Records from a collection
====

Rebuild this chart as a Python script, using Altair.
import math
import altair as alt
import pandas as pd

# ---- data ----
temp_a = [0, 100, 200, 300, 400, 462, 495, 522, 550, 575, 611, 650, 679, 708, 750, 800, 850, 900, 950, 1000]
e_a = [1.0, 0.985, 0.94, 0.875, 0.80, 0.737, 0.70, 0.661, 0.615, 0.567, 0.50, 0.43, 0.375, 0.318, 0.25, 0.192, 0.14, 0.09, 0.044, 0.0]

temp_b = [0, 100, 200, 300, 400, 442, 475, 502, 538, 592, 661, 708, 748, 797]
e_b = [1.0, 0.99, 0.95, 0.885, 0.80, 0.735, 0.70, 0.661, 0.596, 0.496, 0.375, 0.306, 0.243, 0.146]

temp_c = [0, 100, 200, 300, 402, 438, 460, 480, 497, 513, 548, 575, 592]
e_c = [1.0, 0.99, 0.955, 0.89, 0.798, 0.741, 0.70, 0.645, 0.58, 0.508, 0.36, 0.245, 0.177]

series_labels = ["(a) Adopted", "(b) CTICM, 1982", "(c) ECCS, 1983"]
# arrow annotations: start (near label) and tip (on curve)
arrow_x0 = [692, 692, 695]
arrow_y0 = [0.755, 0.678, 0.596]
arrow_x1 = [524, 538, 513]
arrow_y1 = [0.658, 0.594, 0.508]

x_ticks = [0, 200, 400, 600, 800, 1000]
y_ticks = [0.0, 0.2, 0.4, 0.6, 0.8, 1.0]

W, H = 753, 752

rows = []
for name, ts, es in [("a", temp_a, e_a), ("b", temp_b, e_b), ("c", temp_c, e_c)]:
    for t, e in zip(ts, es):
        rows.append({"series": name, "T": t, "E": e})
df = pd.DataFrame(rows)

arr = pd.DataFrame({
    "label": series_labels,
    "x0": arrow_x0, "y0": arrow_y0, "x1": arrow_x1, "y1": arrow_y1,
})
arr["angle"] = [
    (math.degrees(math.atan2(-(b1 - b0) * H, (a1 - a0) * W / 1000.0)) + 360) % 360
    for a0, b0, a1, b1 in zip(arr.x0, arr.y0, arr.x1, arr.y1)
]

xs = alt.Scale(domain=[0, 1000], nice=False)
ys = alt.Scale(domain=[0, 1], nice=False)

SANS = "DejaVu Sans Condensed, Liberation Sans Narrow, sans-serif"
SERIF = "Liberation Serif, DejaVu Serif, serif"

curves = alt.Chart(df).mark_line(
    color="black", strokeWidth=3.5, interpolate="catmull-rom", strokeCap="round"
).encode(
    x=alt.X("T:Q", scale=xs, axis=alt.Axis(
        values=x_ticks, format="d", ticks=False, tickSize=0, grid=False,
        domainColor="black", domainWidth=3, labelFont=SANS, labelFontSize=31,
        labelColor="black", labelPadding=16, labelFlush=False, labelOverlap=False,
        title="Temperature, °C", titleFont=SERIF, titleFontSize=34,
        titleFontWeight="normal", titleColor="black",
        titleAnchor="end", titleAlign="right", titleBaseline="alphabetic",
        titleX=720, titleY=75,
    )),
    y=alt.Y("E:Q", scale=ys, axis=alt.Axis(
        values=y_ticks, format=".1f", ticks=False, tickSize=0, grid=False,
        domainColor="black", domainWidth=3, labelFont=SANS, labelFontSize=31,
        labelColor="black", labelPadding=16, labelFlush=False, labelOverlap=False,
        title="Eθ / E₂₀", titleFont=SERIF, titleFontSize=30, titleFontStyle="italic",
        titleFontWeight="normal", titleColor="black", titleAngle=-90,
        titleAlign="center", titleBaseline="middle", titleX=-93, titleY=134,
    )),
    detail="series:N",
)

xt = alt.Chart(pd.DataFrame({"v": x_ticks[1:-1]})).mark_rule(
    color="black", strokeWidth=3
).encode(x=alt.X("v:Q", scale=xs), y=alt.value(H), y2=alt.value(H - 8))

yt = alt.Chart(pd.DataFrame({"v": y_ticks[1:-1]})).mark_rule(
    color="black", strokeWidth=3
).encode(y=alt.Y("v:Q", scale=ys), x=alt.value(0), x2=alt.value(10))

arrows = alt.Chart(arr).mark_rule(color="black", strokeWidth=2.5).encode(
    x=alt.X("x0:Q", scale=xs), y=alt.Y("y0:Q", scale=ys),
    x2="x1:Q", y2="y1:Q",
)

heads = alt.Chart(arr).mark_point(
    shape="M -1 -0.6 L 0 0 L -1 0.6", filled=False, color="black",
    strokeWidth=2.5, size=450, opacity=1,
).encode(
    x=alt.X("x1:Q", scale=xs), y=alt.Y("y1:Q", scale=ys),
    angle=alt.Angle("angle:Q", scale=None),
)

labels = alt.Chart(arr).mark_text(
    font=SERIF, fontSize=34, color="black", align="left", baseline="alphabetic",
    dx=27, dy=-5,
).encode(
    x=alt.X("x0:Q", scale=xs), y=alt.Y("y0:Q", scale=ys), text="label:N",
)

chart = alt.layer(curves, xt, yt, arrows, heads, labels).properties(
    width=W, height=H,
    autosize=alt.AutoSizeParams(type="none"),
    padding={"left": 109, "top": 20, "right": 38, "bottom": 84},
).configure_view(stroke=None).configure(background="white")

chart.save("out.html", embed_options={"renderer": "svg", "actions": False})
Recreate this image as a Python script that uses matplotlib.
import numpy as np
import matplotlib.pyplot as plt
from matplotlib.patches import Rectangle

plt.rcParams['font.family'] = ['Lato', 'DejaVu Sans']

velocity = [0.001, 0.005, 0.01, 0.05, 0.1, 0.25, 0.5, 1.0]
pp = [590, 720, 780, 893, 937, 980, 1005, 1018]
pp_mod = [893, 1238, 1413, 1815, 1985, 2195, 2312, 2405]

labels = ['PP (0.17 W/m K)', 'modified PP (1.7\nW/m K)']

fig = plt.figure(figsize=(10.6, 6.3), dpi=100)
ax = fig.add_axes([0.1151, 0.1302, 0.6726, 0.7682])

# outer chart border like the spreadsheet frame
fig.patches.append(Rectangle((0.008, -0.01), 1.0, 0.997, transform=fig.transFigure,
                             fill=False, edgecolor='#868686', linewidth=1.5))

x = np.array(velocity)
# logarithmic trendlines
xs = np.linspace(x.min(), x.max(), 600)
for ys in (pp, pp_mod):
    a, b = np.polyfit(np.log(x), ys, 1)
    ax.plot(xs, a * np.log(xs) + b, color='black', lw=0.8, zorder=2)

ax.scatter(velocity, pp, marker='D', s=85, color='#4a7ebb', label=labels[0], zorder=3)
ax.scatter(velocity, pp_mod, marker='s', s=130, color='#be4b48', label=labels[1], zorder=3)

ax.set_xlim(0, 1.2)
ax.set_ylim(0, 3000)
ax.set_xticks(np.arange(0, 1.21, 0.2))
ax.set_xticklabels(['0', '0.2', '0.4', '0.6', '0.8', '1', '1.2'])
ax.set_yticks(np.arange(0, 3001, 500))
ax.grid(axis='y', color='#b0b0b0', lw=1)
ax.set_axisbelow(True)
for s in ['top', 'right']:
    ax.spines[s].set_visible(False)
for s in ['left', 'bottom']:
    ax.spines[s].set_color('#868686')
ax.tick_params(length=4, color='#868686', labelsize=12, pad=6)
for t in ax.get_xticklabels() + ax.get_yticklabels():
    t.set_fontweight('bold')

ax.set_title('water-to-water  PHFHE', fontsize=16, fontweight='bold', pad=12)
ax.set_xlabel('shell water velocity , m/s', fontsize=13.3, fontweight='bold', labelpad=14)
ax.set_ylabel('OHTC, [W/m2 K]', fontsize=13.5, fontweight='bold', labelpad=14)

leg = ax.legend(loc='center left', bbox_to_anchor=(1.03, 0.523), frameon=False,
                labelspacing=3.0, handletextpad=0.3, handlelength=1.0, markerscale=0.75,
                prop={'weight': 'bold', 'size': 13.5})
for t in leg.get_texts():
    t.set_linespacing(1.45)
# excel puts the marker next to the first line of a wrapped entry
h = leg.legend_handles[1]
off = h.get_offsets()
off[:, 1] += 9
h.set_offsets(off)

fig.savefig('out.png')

====

• Problem statement
Beginning at the first line of the records, give again each line exactly as written, ending with the line that contains "import pandas as pd".

• Solution below
Rebuild this chart as a Python script, using Altair.
import math
import altair as alt
import pandas as pd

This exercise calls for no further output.